旧暦の八月十五日、現在の九月十八日前後は、ちょうど満月に当たります。この日を「十五夜」と呼び、満月におだんごなどの供え物をして、お月見が催されてきました。

 旧暦では七月から九月までが秋で、八月を「中秋」と呼んでいたため、「中秋の名月」ともいいます。

 中秋の名月を観賞する習慣は、すでに唐代の中国で行われていて、野菜や果物などを供えて月を拝み、観賞したという記録が残っています。これが、平安時代ごろに日本に伝わり、当初は貴族階級の間で十五夜を観賞していましたが、やがて一般庶民にまで広まって全国的な行事となりました。

 この行事は、農村では豊作を祈って、畑でできた秋の収穫物、特に里イモを供えたことから、「芋名月」とも呼ばれます。

 ちなみに、旧暦の九月十三日(現在の十月中ごろ)の月見を「十三夜」といい、この時期は秋の収穫を祝うという意味もあったので、豆や栗などの作物を供えました。そのため、「豆名月」とか「栗名月」などとも呼びます。

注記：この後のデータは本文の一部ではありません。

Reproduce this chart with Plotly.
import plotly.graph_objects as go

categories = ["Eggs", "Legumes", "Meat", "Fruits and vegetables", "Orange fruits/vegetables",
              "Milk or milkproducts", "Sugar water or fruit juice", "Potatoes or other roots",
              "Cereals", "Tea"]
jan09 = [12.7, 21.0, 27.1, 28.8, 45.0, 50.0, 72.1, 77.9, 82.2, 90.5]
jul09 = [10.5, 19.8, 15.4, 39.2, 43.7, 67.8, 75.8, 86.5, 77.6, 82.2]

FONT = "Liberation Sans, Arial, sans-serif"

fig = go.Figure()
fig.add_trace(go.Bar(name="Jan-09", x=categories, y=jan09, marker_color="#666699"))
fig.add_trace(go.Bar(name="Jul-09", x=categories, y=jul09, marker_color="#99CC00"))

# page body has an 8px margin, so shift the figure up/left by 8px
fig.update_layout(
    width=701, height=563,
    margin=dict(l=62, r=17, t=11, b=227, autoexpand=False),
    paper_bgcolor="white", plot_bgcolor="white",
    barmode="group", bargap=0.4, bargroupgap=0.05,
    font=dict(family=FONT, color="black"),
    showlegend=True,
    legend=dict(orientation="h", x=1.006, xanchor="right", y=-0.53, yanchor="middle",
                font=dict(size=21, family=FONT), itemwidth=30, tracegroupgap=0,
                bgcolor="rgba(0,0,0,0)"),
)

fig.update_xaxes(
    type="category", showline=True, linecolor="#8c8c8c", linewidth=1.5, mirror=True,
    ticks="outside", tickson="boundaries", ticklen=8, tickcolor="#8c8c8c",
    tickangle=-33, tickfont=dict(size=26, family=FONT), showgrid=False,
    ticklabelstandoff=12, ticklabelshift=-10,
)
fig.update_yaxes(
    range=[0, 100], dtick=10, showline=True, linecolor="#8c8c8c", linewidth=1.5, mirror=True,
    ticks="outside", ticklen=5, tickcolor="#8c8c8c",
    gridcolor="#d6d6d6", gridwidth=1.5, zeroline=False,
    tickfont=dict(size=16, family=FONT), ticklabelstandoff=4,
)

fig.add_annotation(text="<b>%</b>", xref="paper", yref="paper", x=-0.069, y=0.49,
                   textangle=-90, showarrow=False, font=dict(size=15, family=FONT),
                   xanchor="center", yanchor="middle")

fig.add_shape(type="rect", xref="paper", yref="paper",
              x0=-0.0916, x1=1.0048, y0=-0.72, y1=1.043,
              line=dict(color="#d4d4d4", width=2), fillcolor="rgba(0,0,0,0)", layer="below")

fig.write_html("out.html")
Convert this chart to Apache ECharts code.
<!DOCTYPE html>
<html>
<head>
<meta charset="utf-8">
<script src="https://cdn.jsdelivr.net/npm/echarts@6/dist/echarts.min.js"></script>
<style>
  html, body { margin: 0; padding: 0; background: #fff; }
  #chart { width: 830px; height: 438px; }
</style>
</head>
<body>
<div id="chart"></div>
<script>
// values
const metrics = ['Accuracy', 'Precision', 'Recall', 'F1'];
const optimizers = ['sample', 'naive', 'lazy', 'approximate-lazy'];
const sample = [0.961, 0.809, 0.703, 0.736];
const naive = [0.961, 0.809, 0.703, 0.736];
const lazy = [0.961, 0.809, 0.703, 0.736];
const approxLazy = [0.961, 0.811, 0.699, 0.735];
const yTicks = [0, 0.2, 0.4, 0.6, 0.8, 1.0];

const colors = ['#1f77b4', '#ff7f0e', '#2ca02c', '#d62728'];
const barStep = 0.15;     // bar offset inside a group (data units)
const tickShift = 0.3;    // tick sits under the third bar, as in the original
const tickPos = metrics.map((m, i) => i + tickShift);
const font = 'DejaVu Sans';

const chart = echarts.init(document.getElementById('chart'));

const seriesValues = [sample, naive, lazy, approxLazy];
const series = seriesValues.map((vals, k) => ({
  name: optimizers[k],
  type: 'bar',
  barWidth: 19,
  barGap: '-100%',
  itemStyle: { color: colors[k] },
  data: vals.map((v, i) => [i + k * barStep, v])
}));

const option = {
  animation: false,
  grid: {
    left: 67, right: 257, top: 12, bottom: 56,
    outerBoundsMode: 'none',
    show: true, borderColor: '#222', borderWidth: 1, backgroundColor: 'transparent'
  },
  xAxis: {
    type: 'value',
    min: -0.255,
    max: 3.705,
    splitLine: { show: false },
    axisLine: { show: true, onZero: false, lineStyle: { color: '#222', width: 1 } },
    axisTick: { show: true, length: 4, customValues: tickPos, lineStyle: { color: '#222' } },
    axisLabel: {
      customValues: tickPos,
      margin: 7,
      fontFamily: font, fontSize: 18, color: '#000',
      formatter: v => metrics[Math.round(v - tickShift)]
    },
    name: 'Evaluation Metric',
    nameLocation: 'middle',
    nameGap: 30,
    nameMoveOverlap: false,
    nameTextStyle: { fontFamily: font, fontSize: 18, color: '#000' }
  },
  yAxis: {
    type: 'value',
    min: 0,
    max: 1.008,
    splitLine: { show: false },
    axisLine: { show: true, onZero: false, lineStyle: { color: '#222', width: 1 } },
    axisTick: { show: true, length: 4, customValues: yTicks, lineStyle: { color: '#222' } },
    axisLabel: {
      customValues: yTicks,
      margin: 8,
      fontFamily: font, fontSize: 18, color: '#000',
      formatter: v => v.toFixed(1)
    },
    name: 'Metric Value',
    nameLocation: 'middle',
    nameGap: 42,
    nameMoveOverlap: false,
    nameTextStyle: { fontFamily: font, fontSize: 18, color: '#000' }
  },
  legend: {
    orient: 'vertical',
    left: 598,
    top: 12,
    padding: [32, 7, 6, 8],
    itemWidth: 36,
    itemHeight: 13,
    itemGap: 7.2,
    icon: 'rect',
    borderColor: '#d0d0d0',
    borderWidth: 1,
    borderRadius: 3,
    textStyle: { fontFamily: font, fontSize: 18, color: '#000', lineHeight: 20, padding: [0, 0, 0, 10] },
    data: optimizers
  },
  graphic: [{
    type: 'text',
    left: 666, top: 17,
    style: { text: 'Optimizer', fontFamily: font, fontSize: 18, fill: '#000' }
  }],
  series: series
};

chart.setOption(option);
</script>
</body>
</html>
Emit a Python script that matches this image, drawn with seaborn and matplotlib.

 現在、「十三夜」の風習は薄れてきていますが、かつては「十五夜」と同じように「十三夜」の月見も重要な行事とされていました。

 

               (飯倉晴武著 『日本人のしきたり』青春出版社)

 

※ 単に「月」といえば、これはもう「秋の月」をいうて、他の時候では「春の月」「夏の月」「冬の月」とわざわざこういいます。秋季は特別なのでしょう。

 或歳時記をみると、「十五夜」の次夜を「十六夜(いさよひ)」、「十五夜」の翌月の「十三夜」を俳諧では「後の月」と称しております。なぜ「十三夜」を選んだかは不明で、日本にしかない風習だそうであります。

 「橋守が寝所借りよ後の月 凡 兆」。この時期になると、秋の夜もすっかり寒いという事でしょう。風流もつらいものです。